The word "nuclear" has for some time struck fear into the American public. Of course, there is a good reason for this. Nuclear weapons became a significant threat during the Cold War. Everyone was on edge over the powerful weapon.
By the time of the 1980s, the word nuclear was scary enough to the American public that a name change to an important imaging technique was made. Nuclear Magnetic Resonance Imaging changed to Magnetic Resonance Imaging. The name change occurred specifically to encourage more people to undergo this type of imaging.
It turns out that MRI is one of the safest ways to learn about what is going on in a person's body, yet the psychology of the word nuclear (which, by the way, is meant in a different context for NMR) is enough to make people afraid.

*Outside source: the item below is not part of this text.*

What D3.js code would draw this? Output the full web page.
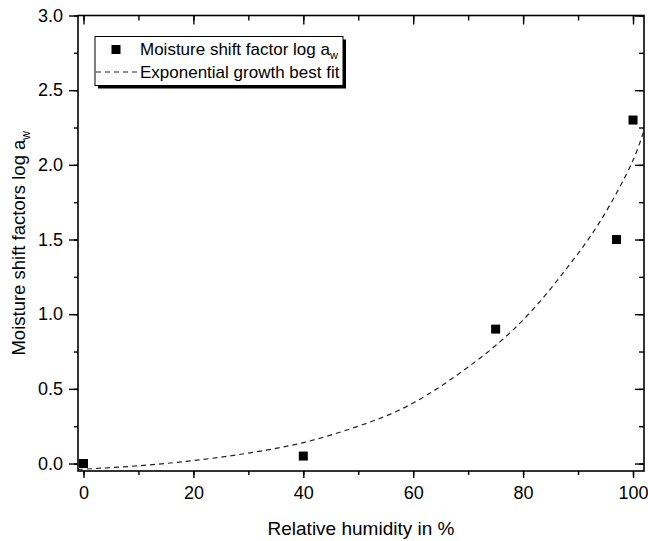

It is unfortunate that nuclear weapons were ever made, perhaps even more unfortunate that they were named nuclear weapons, giving rise to this negative psychology. But as a society we are stuck with the name and its connotation.
Of course, that negative connotation has carried over to nuclear power. The safety of nuclear power has always been a concern, even more so now after the accident at the Fukushima plant. The interesting thing about this accident is that it has led many countries, including the U.S. to rethink making more nuclear power plants, despite the fact that Fukushima in terms of human life was a success story.
No fatalities resulted from the Fukushima triple meltdown, for the most part the radiation was contained. Of course radiation was released, and workers were exposed, but none were exposed to life threatening levels.
There has been, in fact, very little loss of life due to nuclear power and only three major accidents; Fukushima, Three Mile Island and Chernobyl. Interestingly, in two of these events there was no loss of life. Chernobyl was the only accident to have loss of life contributing 31 deaths.
By comparison with coal, natural gas, and hydro power, nuclear power is actually the safest method to generate electricity, (The others have death tolls in the thousands vs. the 31 of nuclear power.) Of course it also is a much greener way to generate electricity than coal and natural gas.
There are many fail safe's built into the reactors and proposals for newer reactors would have even better measures to protect the public. The fact that the public remained unharmed even after the Fukushima meltdown is proof that the nuclear industry has done its job to protect the innocent public from the possible hazards that are created by nuclear power generation.
Of course, nuclear power does come with its problems, such as waste storage, but safety does not appear to be one of them. Nuclear power has proven to be safe in its 50-year existence, and until we can start meeting the world's power needs with other green energy, nuclear power seems to be our best bet. Let us stop preventing new plants from being built.